Live album and video by Iron Maiden
- Released: 14 October 1985 (audio) 23 October 1985 (video)
- Recorded: 14–17 March 1985 (sides 1–3); 8–12 October 1984 (side 4);
- Venues: Long Beach Arena, California (sides 1–3); Hammersmith Odeon, London (side 4);
- Genre: Heavy metal
- Length: 98:09 (audio); 90:00 (video, approx.);
- Label: EMI
- Director: Jim Yukich
- Producer: Martin Birch

Iron Maiden chronology
| Powerslave (1984) | Live After Death (1985) | Somewhere in Time (1986) |

Iron Maiden video chronology
| Behind the Iron Curtain (1984) | Live After Death (1985) | 12 Wasted Years (1986) |
| Death on the Road (2006) | Live After Death (2008) | Iron Maiden: Flight 666 (2009) |

Alternative cover
- 2008 DVD reissue cover

Singles from Live After Death
- "Running Free" Released: 13 September 1985; "Run to the Hills" Released: 2 December 1985;

= Live After Death =

1985 live album by Iron Maiden

Live After Death is a live album by English heavy metal band Iron Maiden, originally released in October 1985 on EMI in Europe and its sister label Capitol Records in the US (it was re-released by Sanctuary/Columbia Records in the US in 2002 on CD and by Universal Music Group/Sony BMG Music Entertainment on DVD). It was recorded at Long Beach Arena, California and Hammersmith Odeon, London during the band's World Slavery Tour.

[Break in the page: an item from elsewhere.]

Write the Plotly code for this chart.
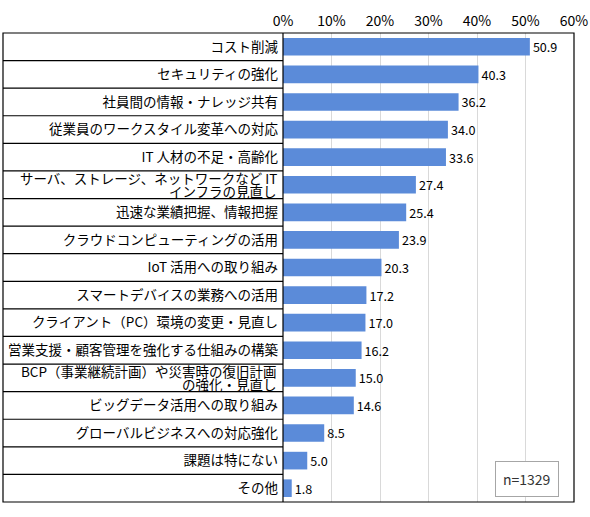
import plotly.graph_objects as go

# survey answers, top to bottom ("\n" = line break inside a label)
categories = [
    "コスト削減",
    "セキュリティの強化",
    "社員間の情報・ナレッジ共有",
    "従業員のワークスタイル変革への対応",
    "IT 人材の不足・高齢化",
    "サーバ、ストレージ、ネットワークなど IT\nインフラの見直し",
    "迅速な業績把握、情報把握",
    "クラウドコンピューティングの活用",
    "IoT 活用への取り組み",
    "スマートデバイスの業務への活用",
    "クライアント（PC）環境の変更・見直し",
    "営業支援・顧客管理を強化する仕組みの構築",
    "BCP（事業継続計画）や災害時の復旧計画\nの強化・見直し",
    "ビッグデータ活用への取り組み",
    "グローバルビジネスへの対応強化",
    "課題は特にない",
    "その他",
]
values = [50.9, 40.3, 36.2, 34.0, 33.6, 27.4, 25.4, 23.9, 20.3,
          17.2, 17.0, 16.2, 15.0, 14.6, 8.5, 5.0, 1.8]
x_ticks = [0, 10, 20, 30, 40, 50, 60]
sample_note = "n=1329"

FONT = "Noto Sans CJK JP"
LABEL_SIZE = 13.5

fig = go.Figure(go.Bar(
    x=values,
    y=categories,
    orientation="h",
    marker=dict(color="#5B8BD9", line=dict(width=0)),
    text=["{:.1f}".format(v) for v in values],
    textposition="outside",
    textfont=dict(family=FONT, size=15, color="black"),
    cliponaxis=False,
    width=0.64,
))

fig.update_xaxes(
    range=[0, 60], side="top",
    tickmode="array", tickvals=x_ticks,
    ticktext=["{}%".format(t) for t in x_ticks],
    showgrid=True, gridcolor="#d9d9d9", gridwidth=1,
    zeroline=False, showline=False, automargin=False,
    tickfont=dict(family=FONT, size=14, color="black"),
    ticklabelstandoff=3,
)
# single line labels go through the axis, two line ones are drawn below
# with tighter line spacing than plotly's tick labels allow
fig.update_yaxes(
    autorange="reversed", showgrid=False, zeroline=False,
    showline=False, ticks="", automargin=False,
    tickmode="array", tickvals=categories,
    ticktext=["" if "\n" in c else c for c in categories],
    tickfont=dict(family=FONT, size=LABEL_SIZE, color="black"),
    ticklabelstandoff=4,
)

annotations = []
for c in categories:
    if "\n" not in c:
        continue
    first, second = c.split("\n")
    for line, shift in ((first, 6.5), (second, -6.5)):
        annotations.append(dict(
            text=line, xref="paper", yref="y", x=0, y=c,
            xanchor="right", yanchor="middle", xshift=-4, yshift=shift,
            showarrow=False,
            font=dict(family=FONT, size=LABEL_SIZE, color="black"),
        ))

annotations.append(dict(
    text=sample_note, xref="paper", yref="paper",
    x=0.838, y=0.048, xanchor="center", yanchor="middle",
    showarrow=False,
    font=dict(family=FONT, size=14, color="#333333"),
    bordercolor="#a6a6a6", borderwidth=1, borderpad=7,
    bgcolor="white",
))

# the table lines in the label column and the outer frame
left = -280 / 291
shapes = []
for i in range(len(categories) - 1):
    shapes.append(dict(type="line", xref="paper", yref="y",
                       x0=left, x1=0, y0=i + 0.5, y1=i + 0.5,
                       line=dict(color="black", width=1.2)))
shapes.append(dict(type="rect", xref="paper", yref="paper",
                   x0=left, x1=1, y0=0, y1=1,
                   line=dict(color="black", width=1.2)))
shapes.append(dict(type="line", xref="paper", yref="paper",
                   x0=0, x1=0, y0=0, y1=1,
                   line=dict(color="black", width=1.2)))

fig.update_layout(
    width=590, height=517,
    margin=dict(l=283, r=16, t=33, b=15),
    paper_bgcolor="white", plot_bgcolor="white",
    showlegend=False,
    shapes=shapes,
    annotations=annotations,
)

# page body has a default 8px margin, drop it so the chart sits at 0,0
fig.write_html("out.html", config={"displayModeBar": False},
               post_script="document.body.style.margin='0';")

The video version of the concert only contains footage from the Long Beach shows. It was initially released through Sony as a "Video LP" on VHS hi-fi stereo and Beta hi-fi stereo with 14 songs and no special features and was reissued on DVD on 4 February 2008, which coincided with the start of the band's Somewhere Back in Time World Tour. In addition to the complete concert, the DVD features Part 2 of The History of Iron Maiden documentary series, which began with 2004's The Early Days and continued with 2013's Maiden England '88, documenting the recording of the Powerslave album and the following World Slavery Tour.

==Background==
Iron Maiden's World Slavery Tour began in Warsaw, Poland on 9 August 1984 and lasted 331 days, during which 187 concerts were performed To tie in with their 1984 album, Powerslave, the tour's stage show adhered to an ancient Egyptian theme, which was decorated with sarcophagi and Egyptian hieroglyphs, and mummified representations of the band's mascot, Eddie, in addition to numerous pyrotechnic effects. The theatricality of the stage show meant that it would become one of the band's most acclaimed tours, making it the perfect backdrop to their first live double album and concert video.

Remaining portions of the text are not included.